I have experimented with presets produced by two companies - “VSCO" and "RNI ALL FILMS". Both have great reasonably priced presets. However, recently, I have been considering trying out the Ilford Pack from "Mastin Labs" and hopefully in the next few weeks will get a chance to evaluate these presets too. I hope my results will be as good as the reviews suggest. Watch this space.
Of course, film simulation all comes down to one's personal preference.
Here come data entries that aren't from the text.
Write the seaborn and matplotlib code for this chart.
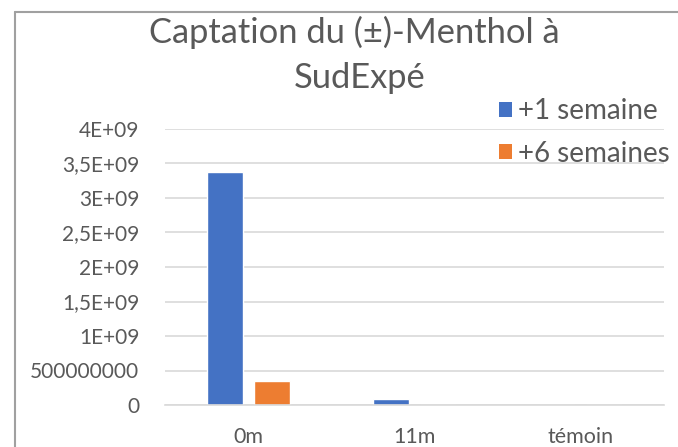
import matplotlib
matplotlib.use("Agg")
import matplotlib.pyplot as plt
import seaborn as sns
import pandas as pd
from matplotlib.lines import Line2D
from matplotlib.patches import Patch

categories = ["0m", "11m", "témoin"]
series_names = ["+1 semaine", "+6 semaines"]
values_1sem = [3.37e9, 8.5e7, 0.0]
values_6sem = [3.5e8, 0.0, 0.0]
ytick_values = [0, 5e8, 1e9, 1.5e9, 2e9, 2.5e9, 3e9, 3.5e9, 4e9]
ytick_labels = ["0", "500000000", "1E+09", "1,5E+09", "2E+09", "2,5E+09", "3E+09", "3,5E+09", "4E+09"]
title_lines = ["Captation du (±)-Menthol à", "SudExpé"]
colors = ["#4472C4", "#ED7D31"]

df = pd.DataFrame({
    "cat": categories * 2,
    "serie": [series_names[0]] * 3 + [series_names[1]] * 3,
    "val": values_1sem + values_6sem,
})

sns.set_theme(style="white")
plt.rcParams["font.family"] = ["Lato", "DejaVu Sans"]
text_col = "#595959"
grid_col = "#d9d9d9"

W, H = 678, 447
fig = plt.figure(figsize=(W / 100, H / 100), dpi=100)
ax = fig.add_axes([165 / W, 1 - 405 / H, (664 - 165) / W, (405 - 129) / H])

sns.barplot(data=df, x="cat", y="val", hue="serie", palette=colors, ax=ax,
            width=0.566, gap=0.233, legend=False, saturation=1, errorbar=None)

ax.set_ylim(0, 4e9)
ax.set_xlim(-0.5, 2.5)
ax.set_yticks(ytick_values)
ax.set_yticklabels(ytick_labels)
ax.set_xlabel("")
ax.set_ylabel("")
ax.yaxis.grid(True, color=grid_col, linewidth=1.2)
ax.set_axisbelow(True)
for s in ["top", "right", "left"]:
    ax.spines[s].set_visible(False)
ax.spines["bottom"].set_color(grid_col)
ax.spines["bottom"].set_linewidth(1.2)
ax.tick_params(axis="y", length=0, pad=18.5, labelsize=15, labelcolor=text_col)
ax.tick_params(axis="x", length=0, pad=16, labelsize=15.5, labelcolor=text_col)

# title
fig.text(354 / W, 1 - 43 / H, title_lines[0], ha="center", va="baseline",
         fontsize=24.8, color=text_col)
fig.text(360 / W, 1 - 88 / H, title_lines[1], ha="center", va="baseline",
         fontsize=24.8, color=text_col)

# legend
handles = [Patch(facecolor=c, edgecolor="none") for c in colors]
leg = fig.legend(handles, series_names, loc="upper left",
                 bbox_to_anchor=(499 / W, 1 - 98 / H), bbox_transform=fig.transFigure,
                 frameon=False, fontsize=20, handlelength=0.45, handleheight=0.45,
                 handletextpad=0.25, labelspacing=0.6, borderaxespad=0, borderpad=0)
for t in leg.get_texts():
    t.set_color(text_col)

# chart border (cropped at right/bottom)
fig.add_artist(Line2D([15 / W, 15 / W], [0, 1 - 12 / H], transform=fig.transFigure,
                      color="#a0a0a0", linewidth=1.5))
fig.add_artist(Line2D([15 / W, 1], [1 - 12 / H, 1 - 12 / H], transform=fig.transFigure,
                      color="#a0a0a0", linewidth=1.5))

fig.savefig("out.png", dpi=100)
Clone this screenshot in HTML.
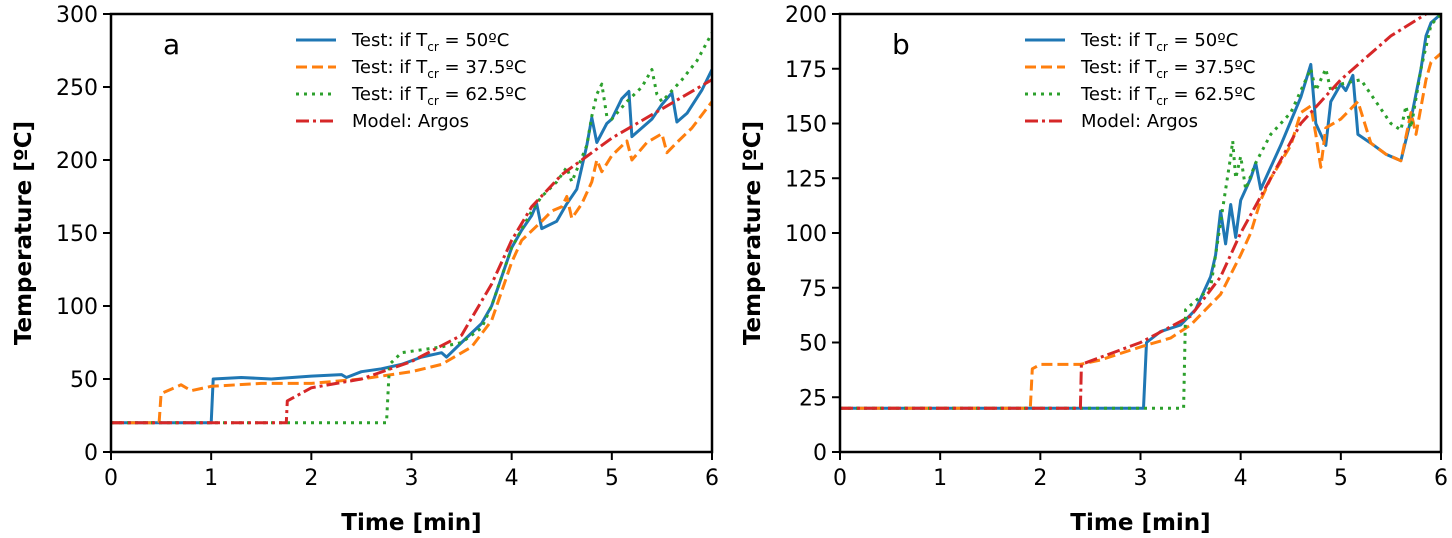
<!DOCTYPE html>
<html><head><meta charset="utf-8">
<style>
html,body{margin:0;padding:0;background:#fff;}
svg{display:block;font-family:"DejaVu Sans","Liberation Sans",sans-serif;}
</style></head>
<body>
<svg id="chart" width="1452" height="538" viewBox="0 0 1452 538" xmlns="http://www.w3.org/2000/svg"></svg>
<script>
// ---- Panel a data ----
const aBlueT = [0,1,1.02,1.3,1.6,2.0,2.3,2.35,2.5,2.7,2.9,3.1,3.3,3.35,3.5,3.7,3.8,3.9,4.0,4.1,4.2,4.25,4.3,4.45,4.55,4.65,4.75,4.8,4.85,4.95,5.0,5.1,5.17,5.2,5.3,5.4,5.5,5.6,5.65,5.75,5.9,6.0];
const aBlueV = [20,20,50,51,50,52,53,51,55,57,60,65,68,65,75,88,100,120,140,152,162,170,153,158,170,180,210,229,212,225,228,242,247,216,222,228,238,246,226,232,248,262];
const aOrangeT = [0,0.48,0.5,0.6,0.7,0.8,1.0,1.5,2.0,2.5,3.0,3.3,3.6,3.8,4.0,4.1,4.3,4.4,4.5,4.55,4.6,4.7,4.8,4.85,4.9,5.0,5.15,5.2,5.35,5.5,5.55,5.65,5.8,6.0];
const aOrangeV = [20,20,40,43,46,42,45,47,47,50,55,60,72,90,130,145,158,165,168,175,160,170,185,200,192,203,213,200,212,218,205,212,222,240];
const aGreenT = [0,1.75,2.75,2.78,2.9,3.1,3.3,3.5,3.7,3.8,4.0,4.2,4.3,4.45,4.55,4.6,4.75,4.8,4.85,4.9,4.95,5.0,5.15,5.3,5.4,5.45,5.5,5.7,5.85,6.0];
const aGreenV = [20,20,20,60,68,70,72,75,85,100,140,165,175,185,195,185,210,230,245,252,230,228,240,250,262,245,240,255,268,287];
const aRedT = [0,1.75,1.76,2.0,2.5,3.0,3.5,3.8,4.0,4.2,4.5,5.0,5.5,6.0];
const aRedV = [20,20,35,44,50,62,80,115,145,168,190,215,235,255];
// ---- Panel b data ----
const bBlueT = [0,3.03,3.06,3.2,3.4,3.55,3.7,3.75,3.8,3.85,3.9,3.95,4.0,4.1,4.15,4.2,4.3,4.4,4.6,4.7,4.75,4.85,4.9,5.0,5.05,5.12,5.17,5.3,5.45,5.6,5.7,5.8,5.85,5.9,6.0];
const bBlueV = [20,20,50,55,58,65,80,90,110,95,113,98,115,125,132,120,130,140,162,177,150,140,160,168,165,172,145,141,136,133,152,175,190,196,200];
const bOrangeT = [0,1.9,1.92,2.0,2.4,2.6,3.0,3.3,3.5,3.8,4.0,4.1,4.2,4.3,4.5,4.6,4.7,4.75,4.8,4.85,5.0,5.17,5.3,5.45,5.6,5.7,5.75,5.85,5.9,6.0];
const bOrangeV = [20,20,38,40,40,42,48,52,58,72,90,100,115,125,140,155,158,145,130,148,152,160,141,136,133,155,145,170,178,182];
const bGreenT = [0,3.43,3.45,3.7,3.8,3.9,3.92,3.95,4.0,4.05,4.15,4.3,4.5,4.7,4.75,4.85,4.9,5.0,5.2,5.35,5.5,5.6,5.65,5.7,5.8,5.9,6.0];
const bGreenV = [20,20,65,75,105,135,142,125,135,120,132,145,155,175,165,175,165,168,170,160,150,147,158,148,175,195,200];
const bRedT = [0,2.4,2.41,3.0,3.5,3.8,4.0,4.3,4.6,5.0,5.5,5.85,6.0];
const bRedV = [20,20,40,50,62,80,100,125,150,170,190,200,205];
const xTicks = [0,1,2,3,4,5,6];
const aYTicks = [0,50,100,150,200,250,300];
const bYTicks = [0,25,50,75,100,125,150,175,200];
const legendLabels = [["Test: if T","cr"," = 50ºC"],["Test: if T","cr"," = 37.5ºC"],["Test: if T","cr"," = 62.5ºC"],["Model: Argos","",""]];

const NS="http://www.w3.org/2000/svg";
const svg=document.getElementById('chart');
function mk(tag,attrs,parent){const e=document.createElementNS(NS,tag);for(const k in attrs)e.setAttribute(k,attrs[k]);(parent||svg).appendChild(e);return e;}

const styles=[
 {c:'#1f77b4',d:'',w:3},
 {c:'#ff7f0e',d:'11,5',w:3},
 {c:'#2ca02c',d:'3,5',w:3},
 {c:'#d62728',d:'13,4,3,4',w:3}
];
const defs=mk('defs',{});

function panel(id,x0,x1,y0,y1,ymax,yTicks,series,letter){
  const g=mk('g',{});
  
  
  const cp=mk('clipPath',{id:'clip-'+id},defs);
  mk('rect',{x:x0,y:y1,width:x1-x0,height:y0-y1},cp);
  const sx=v=>x0+(x1-x0)*v/6;
  const sy=v=>y0-(y0-y1)*v/ymax;
  const sg=mk('g',{'clip-path':'url(#clip-'+id+')'},g);
  series.forEach((s,i)=>{
    const pts=s[0].map((t,j)=>sx(t).toFixed(1)+','+sy(s[1][j]).toFixed(1)).join(' ');
    const p=mk('polyline',{points:pts,fill:'none',stroke:styles[i].c,'stroke-width':styles[i].w,'stroke-dasharray':styles[i].d,'stroke-linejoin':'round'},sg);
    
    
  });
  const frame=mk('rect',{x:x0,y:y1,width:x1-x0,height:y0-y1,fill:'none',stroke:'#000','stroke-width':2.5},g);
  
  
  xTicks.forEach(t=>{
    mk('line',{x1:sx(t),x2:sx(t),y1:y0,y2:y0+8,stroke:'#000','stroke-width':2},g);
    const tx=mk('text',{x:sx(t),y:y0+33,'font-size':22,'text-anchor':'middle'},g);
    tx.textContent=t;
    
    
  });
  yTicks.forEach(t=>{
    mk('line',{x1:x0-8,x2:x0,y1:sy(t),y2:sy(t),stroke:'#000','stroke-width':2},g);
    const tx=mk('text',{x:x0-13,y:sy(t)+8,'font-size':22,'text-anchor':'end'},g);
    tx.textContent=t;
    
    
  });
  const xl=mk('text',{x:(x0+x1)/2,y:y0+78,'font-size':23,'font-weight':'bold','text-anchor':'middle'},g);
  xl.textContent='Time [min]';
  
  
  const yl=mk('text',{x:0,y:0,'font-size':23,'font-weight':'bold','text-anchor':'middle',transform:`translate(${x0-80},${(y0+y1)/2}) rotate(-90)`},g);
  yl.textContent='Temperature [ºC]';
  
  
  const pl=mk('text',{x:x0+52,y:y1+40,'font-size':28},g);
  pl.textContent=letter;
  
  
  const lx=x0+185;
  legendLabels.forEach((lab,i)=>{
    const ly=y1+26+i*27;
    const lg=mk('g',{},g);
    
    
    mk('line',{x1:lx,x2:lx+40,y1:ly,y2:ly,stroke:styles[i].c,'stroke-width':styles[i].w,'stroke-dasharray':styles[i].d},lg);
    const tx=mk('text',{x:lx+56,y:ly+6,'font-size':18},lg);
    const s1=mk('tspan',{},tx); s1.textContent=lab[0];
    if(lab[1]){const s2=mk('tspan',{'font-size':12,dy:5},tx); s2.textContent=lab[1];
      const s3=mk('tspan',{dy:-5},tx); s3.textContent=lab[2];}
  });
}
panel('a',111,712,452,14,300,aYTicks,[[aBlueT,aBlueV],[aOrangeT,aOrangeV],[aGreenT,aGreenV],[aRedT,aRedV]],'a');
panel('b',840,1441,452,14,200,bYTicks,[[bBlueT,bBlueV],[bOrangeT,bOrangeV],[bGreenT,bGreenV],[bRedT,bRedV]],'b');
</script>
</body></html>
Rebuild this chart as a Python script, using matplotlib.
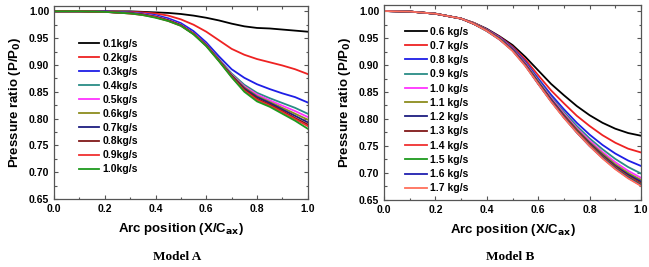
import numpy as np
import matplotlib
matplotlib.use("Agg")
import matplotlib.pyplot as plt
from matplotlib.ticker import MultipleLocator

# arc positions where values were read
x_pos = [0.0, 0.1, 0.2, 0.3, 0.35, 0.4, 0.45, 0.5, 0.55, 0.6, 0.65, 0.7, 0.75, 0.8, 0.85, 0.9, 0.95, 1.0]

### Model A
labels_a = ["0.1kg/s", "0.2kg/s", "0.3kg/s", "0.4kg/s", "0.5kg/s",
            "0.6kg/s", "0.7kg/s", "0.8kg/s", "0.9kg/s", "1.0kg/s"]
colors_a = ["#000000", "#ee2222", "#1e1ee6", "#2a8c86", "#ff33ff",
            "#8c8c1e", "#1e1e80", "#801818", "#f03030", "#1e9a1e"]
p_a = [
    [1.0, 1.0, 1.0, 1.0, 0.999, 0.998, 0.997, 0.995, 0.992, 0.988, 0.983, 0.977, 0.972, 0.969, 0.968, 0.966, 0.964, 0.962],
    [1.0, 1.0, 1.0, 0.999, 0.998, 0.996, 0.992, 0.985, 0.975, 0.962, 0.946, 0.930, 0.919, 0.911, 0.905, 0.899, 0.892, 0.883],
    [1.0, 1.0, 1.0, 0.998, 0.996, 0.993, 0.987, 0.978, 0.963, 0.942, 0.916, 0.892, 0.876, 0.864, 0.855, 0.847, 0.840, 0.830],
    [1.0, 1.0, 0.999, 0.997, 0.995, 0.991, 0.984, 0.975, 0.959, 0.938, 0.911, 0.884, 0.863, 0.848, 0.838, 0.829, 0.820, 0.809],
    [1.0, 1.0, 0.999, 0.997, 0.995, 0.991, 0.984, 0.975, 0.959, 0.938, 0.910, 0.882, 0.860, 0.845, 0.834, 0.824, 0.814, 0.803],
    [1.0, 1.0, 0.999, 0.997, 0.994, 0.990, 0.983, 0.974, 0.958, 0.937, 0.909, 0.881, 0.858, 0.842, 0.831, 0.820, 0.809, 0.798],
    [1.0, 1.0, 0.999, 0.997, 0.994, 0.990, 0.983, 0.974, 0.958, 0.937, 0.909, 0.880, 0.856, 0.840, 0.829, 0.817, 0.805, 0.793],
    [1.0, 1.0, 0.999, 0.996, 0.994, 0.989, 0.983, 0.974, 0.958, 0.936, 0.908, 0.879, 0.854, 0.837, 0.826, 0.814, 0.801, 0.789],
    [1.0, 1.0, 0.999, 0.996, 0.993, 0.989, 0.982, 0.973, 0.958, 0.936, 0.908, 0.878, 0.852, 0.835, 0.824, 0.812, 0.799, 0.786],
    [1.0, 1.0, 0.999, 0.996, 0.993, 0.988, 0.982, 0.973, 0.957, 0.935, 0.907, 0.877, 0.850, 0.832, 0.822, 0.809, 0.796, 0.781],
]

### Model B
labels_b = ["0.6 kg/s", "0.7 kg/s", "0.8 kg/s", "0.9 kg/s", "1.0 kg/s", "1.1 kg/s",
            "1.2 kg/s", "1.3 kg/s", "1.4 kg/s", "1.5 kg/s", "1.6 kg/s", "1.7 kg/s"]
colors_b = ["#000000", "#ee2222", "#1e1ee6", "#2a8c86", "#ff33ff", "#8c8c1e",
            "#1e1e80", "#801818", "#f03030", "#1e9a1e", "#2020b0", "#ff6f5a"]
p_b = [
    [1.0, 0.999, 0.995, 0.986, 0.978, 0.967, 0.953, 0.937, 0.915, 0.890, 0.865, 0.844, 0.824, 0.807, 0.793, 0.782, 0.774, 0.769],
    [1.0, 0.999, 0.995, 0.986, 0.978, 0.966, 0.952, 0.934, 0.910, 0.881, 0.853, 0.829, 0.806, 0.787, 0.770, 0.756, 0.745, 0.738],
    [1.0, 0.999, 0.995, 0.986, 0.977, 0.966, 0.951, 0.932, 0.906, 0.875, 0.845, 0.818, 0.793, 0.771, 0.752, 0.736, 0.723, 0.713],
    [1.0, 0.999, 0.995, 0.986, 0.977, 0.965, 0.950, 0.931, 0.904, 0.872, 0.841, 0.813, 0.787, 0.764, 0.744, 0.726, 0.711, 0.699],
    [1.0, 0.999, 0.995, 0.986, 0.977, 0.965, 0.950, 0.930, 0.903, 0.870, 0.839, 0.810, 0.783, 0.760, 0.739, 0.720, 0.704, 0.691],
    [1.0, 0.999, 0.995, 0.986, 0.977, 0.965, 0.949, 0.929, 0.902, 0.869, 0.837, 0.808, 0.781, 0.757, 0.736, 0.716, 0.700, 0.687],
    [1.0, 0.999, 0.995, 0.986, 0.976, 0.964, 0.949, 0.929, 0.901, 0.868, 0.836, 0.806, 0.779, 0.755, 0.733, 0.713, 0.697, 0.684],
    [1.0, 0.999, 0.995, 0.986, 0.976, 0.964, 0.948, 0.928, 0.900, 0.867, 0.835, 0.805, 0.778, 0.753, 0.731, 0.711, 0.694, 0.681],
    [1.0, 0.999, 0.995, 0.986, 0.976, 0.964, 0.948, 0.928, 0.900, 0.866, 0.834, 0.804, 0.777, 0.752, 0.730, 0.710, 0.693, 0.679],
    [1.0, 0.999, 0.995, 0.986, 0.976, 0.963, 0.948, 0.927, 0.899, 0.866, 0.833, 0.803, 0.776, 0.751, 0.729, 0.709, 0.692, 0.678],
    [1.0, 0.999, 0.995, 0.986, 0.976, 0.963, 0.947, 0.927, 0.899, 0.865, 0.833, 0.803, 0.775, 0.750, 0.728, 0.708, 0.691, 0.677],
    [1.0, 0.999, 0.995, 0.986, 0.976, 0.963, 0.947, 0.926, 0.898, 0.865, 0.832, 0.802, 0.775, 0.750, 0.727, 0.707, 0.690, 0.676],
]

plt.rcParams['font.family'] = ['Liberation Sans', 'DejaVu Sans']
plt.rcParams['font.weight'] = 'bold'
plt.rcParams['mathtext.default'] = 'bf'

fig = plt.figure(figsize=(6.49, 2.67), dpi=100)
ax_a = fig.add_axes([0.0832, 0.2547, 0.391, 0.723])
ax_b = fig.add_axes([0.5917, 0.251, 0.396, 0.730])


def style_axes(ax, ytop):
    ax.set_xlim(0, 1.0)
    ax.set_ylim(0.65, ytop)
    ax.xaxis.set_major_locator(MultipleLocator(0.2))
    ax.xaxis.set_minor_locator(MultipleLocator(0.1))
    ax.yaxis.set_major_locator(MultipleLocator(0.05))
    ax.yaxis.set_minor_locator(MultipleLocator(0.025))
    ax.xaxis.set_major_formatter(matplotlib.ticker.FormatStrFormatter('%.1f'))
    ax.yaxis.set_major_formatter(matplotlib.ticker.FormatStrFormatter('%.2f'))
    ax.tick_params(which='both', direction='in', top=True, right=True,
                   labelsize=7.5, width=0.8, color='#555555')
    ax.tick_params(which='major', length=3)
    ax.tick_params(which='minor', length=1.8)
    for sp in ax.spines.values():
        sp.set_color('#555555')
        sp.set_linewidth(0.9)
    ax.set_xlabel('Arc position (X/C$_{ax}$)', fontsize=9.5, fontweight='bold', labelpad=5)
    ax.set_ylabel('Pressure ratio (P/P$_0$)', fontsize=9.5, fontweight='bold', labelpad=4)


for vals, lab, col in zip(p_a, labels_a, colors_a):
    ax_a.plot(x_pos, vals, color=col, lw=1.3, label=lab)
style_axes(ax_a, 1.01)
ax_a.legend(loc='upper left', bbox_to_anchor=(0.10, 0.83), frameon=False,
            fontsize=7.5, handlelength=1.9, handletextpad=0.3, labelspacing=0.38,
            borderpad=0, borderaxespad=0)

for vals, lab, col in zip(p_b, labels_b, colors_b):
    ax_b.plot(x_pos, vals, color=col, lw=1.3, label=lab)
style_axes(ax_b, 1.011)
ax_b.legend(loc='upper left', bbox_to_anchor=(0.082, 0.89), frameon=False,
            fontsize=7.5, handlelength=2.1, handletextpad=0.3, labelspacing=0.41,
            borderpad=0, borderaxespad=0)

fig.text(0.273, 0.037, 'Model A', ha='center', va='center', fontsize=9.5,
         family='Liberation Serif', fontweight='bold')
fig.text(0.786, 0.037, 'Model B', ha='center', va='center', fontsize=9.5,
         family='Liberation Serif', fontweight='bold')

fig.savefig('out.png', dpi=100)
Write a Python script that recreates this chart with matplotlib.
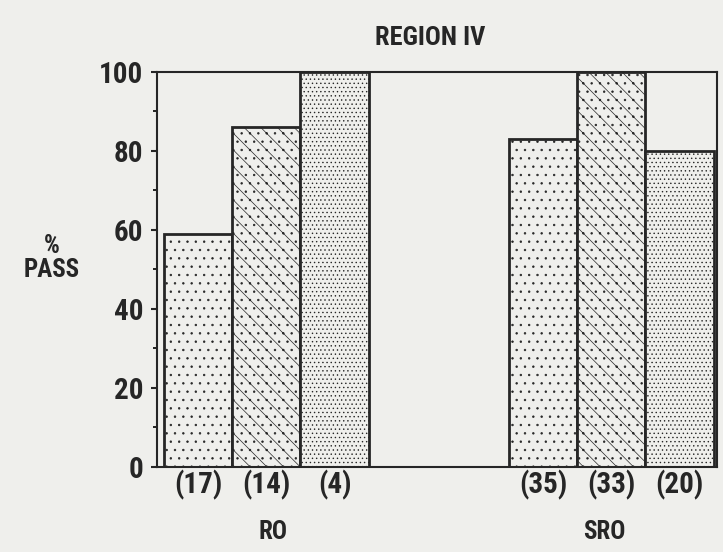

Some photographers prefer the look of digital imagery over that of film as it generally exhibits very little "noise", while there are others who like to rack up the "noise" level - like the 3200 iso grainy look from Ilford Delta film.
I currently only use monochrome based film simulation - mainly Ilford’s "HP5" and "Pan F" - but in the future I may also consider using colour film presets, such as "Kodak Portra" or "Fujicolor 400" for some of my Street Challenges.
Now remember, these presets are not one click wonders. They can give results that are very close to a film, but I do recommend that you try adjusting the settings to achieve your own look.